A “compensação de despesas” acaba por ter efeitos idênticos aos do pagamento. Só
situações de grande carência económica levam mulheres a sujeitar-se a tão
traumatizante experiência (não é por acaso que a prática se vem difundindo na
Índia) e essa sujeição não pode considerar-se expressão autêntica de liberdade.
Questões a ter
em conta, para além do desejo dos requerentes, são o bem da criança e o bem da
“mãe de substituição”.
O filho nunca
deixa de sentir o abandono a que é sujeito. Cada vez se conhece melhor os
intercâmbios entre a mãe gestante e o feto e a importância desse intercâmbio
para o salutar desenvolvimento físico, psicológico e afectivo deste. A criança não
poderá experimentar a segurança de reconhecer, depois do nascimento, o corpo onde
habitou durante vários meses.
Em especial, devem
ser considerados os graves danos para a mãe gestante, que não pode deixar de
viver a gravidez como sua e de sofrer com o abandono do filho que lhe é imposto
(a imposição de renúncia à mais espontânea e natural das obrigações: cuidar do
filho que se gerou).

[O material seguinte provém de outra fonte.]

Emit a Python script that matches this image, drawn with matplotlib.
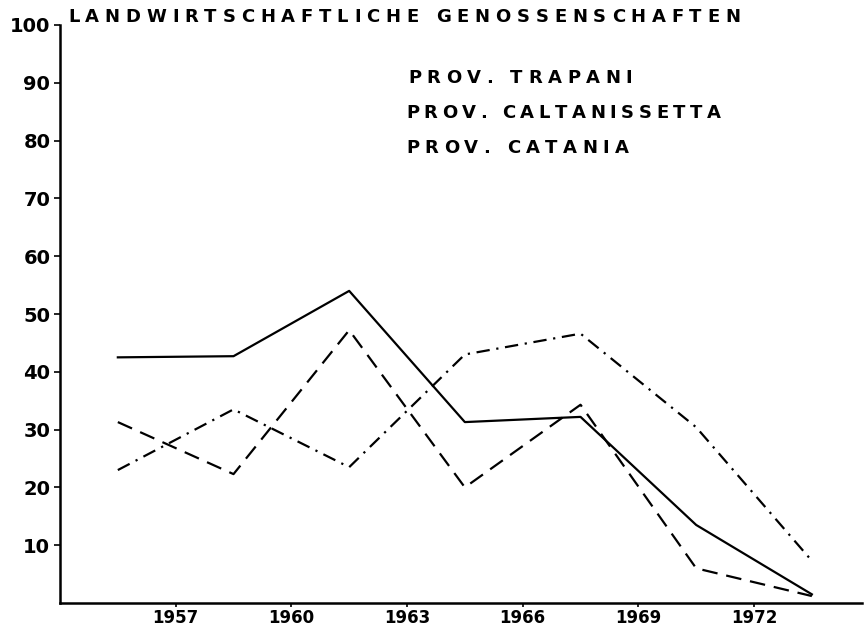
import matplotlib
matplotlib.use("Agg")
import matplotlib.pyplot as plt
from matplotlib.font_manager import FontProperties

# data
jahre = [1955.5, 1958.5, 1961.5, 1964.5, 1967.5, 1970.5, 1973.5]
trapani = [42.5, 42.7, 54.0, 31.3, 32.2, 13.5, 1.5]
caltanissetta = [31.3, 22.3, 47.2, 20.0, 34.3, 6.0, 1.2]
catania = [23.0, 33.5, 23.5, 43.0, 46.6, 30.4, 7.3]

xticks = [1957, 1960, 1963, 1966, 1969, 1972]
yticks = [10, 20, 30, 40, 50, 60, 70, 80, 90, 100]
titel = "LANDWIRTSCHAFTLICHE GENOSSENSCHAFTEN"
legende = ["PROV. TRAPANI", "PROV. CALTANISSETTA", "PROV. CATANIA"]

W, H = 867, 630
fig = plt.figure(figsize=(W / 100, H / 100), dpi=100)
ax = fig.add_axes([60 / W, 1 - 603 / H, 802 / W, 578 / H])

ax.plot(jahre, trapani, color="black", lw=1.6, ls="-")
ax.plot(jahre, caltanissetta, color="black", lw=1.6, ls=(0, (7, 4)))
ax.plot(jahre, catania, color="black", lw=1.6, ls=(0, (6, 3, 1, 3)))

ax.set_xlim(1954.0, 1974.8)
ax.set_ylim(0, 100)
ax.set_xticks(xticks)
ax.set_yticks(yticks)
ax.set_xticklabels([str(t) for t in xticks], fontsize=12, fontweight="bold")
ax.set_yticklabels([str(t) for t in yticks], fontsize=14, fontweight="bold")
ax.tick_params(axis="both", length=4, width=1.2, pad=3, direction="out")
ax.tick_params(axis="x", length=3, pad=1)
for s in ["top", "right"]:
    ax.spines[s].set_visible(False)
for s in ["left", "bottom"]:
    ax.spines[s].set_linewidth(1.8)

renderer = fig.canvas.get_renderer()


def spaced_text(x, y, s, size, track):
    # draw text char by char in pixel coords with extra letter spacing
    fp = FontProperties(family="DejaVu Sans", weight="bold", size=size)
    for ch in s:
        w, h, d = renderer.get_text_width_height_descent(ch, fp, ismath=False)
        if ch == " ":
            w = size * 100 / 72 * 0.32
        fig.text(x / W, 1 - y / H, ch, fontproperties=fp, ha="left", va="baseline")
        x += w + track


spaced_text(68, 22, titel, 13, 5.8)
spaced_text(408, 83, legende[0], 13, 5.6)
spaced_text(406, 118, legende[1], 13, 4.6)
spaced_text(406, 153, legende[2], 13, 5.4)

fig.savefig("out.png", dpi=100)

O útero é inseparável do corpo e da pessoa, não é um
alojamento temporário, ou um instrumento técnico. A gravidez não é uma actividade
como qualquer outra; transforma a vida da mulher fisica, psicologica e
moralmente; situa-se – salienta Sylviane Agacisnky – não no domínio do ter ou do fazer, mas no domínio do ser.
É por isto que
esta filósofa fala a este respeito em “alienação biológica”. A mãe gestante
«deve viver nove meses, vinte e quatro horas sobre vinte e quatro horas,
abstraindo da sua própria existência corporal e moral. Deve transformar o seu
corpo em instrumento biológico do desejo de outrem, em suma, ela deve viver ao serviço de outrem, privando a sua existência de qualquer
significado para ela própria». «Uma mulher paga para estar grávida come,
dorme e dá à luz ao serviço de outrem. Serve de instrumento de procriação como
um forno serve para cozer o pão. (…) é a sua individualidade que ela aliena, ou
seja, a sua vida íntima e pessoal, a qual devia ser insubstituível» Quando «o
direito de cada um viver para si mesmo,
segundo os seus próprios fins, está
no coração da nossa concepção de liberdade e dignidade humana »
Em vários
países, é reconhecido à mãe gestante o direito de se arrepender e ficar com a
criança à sua guarda (o que não deixa de ser contraditório com a obrigação que
assumiu perante os requerentes). Comenta a este respeito Sylviane Agacinsky:
não significa isso o reconhecimento implícito de que se estão a «violentar
sentimentos humanos profundos e legítimos» e a «ferir emoções humanas
elementares»?
Em suma,
conclui esta filósofa francesa (e seria bom que concluíssem também os nossos
deputados): o mercado das “barrigas de aluguer” «é essencialmente cruel e
nenhum enquadramento jurídico poderá torná-lo mais humano».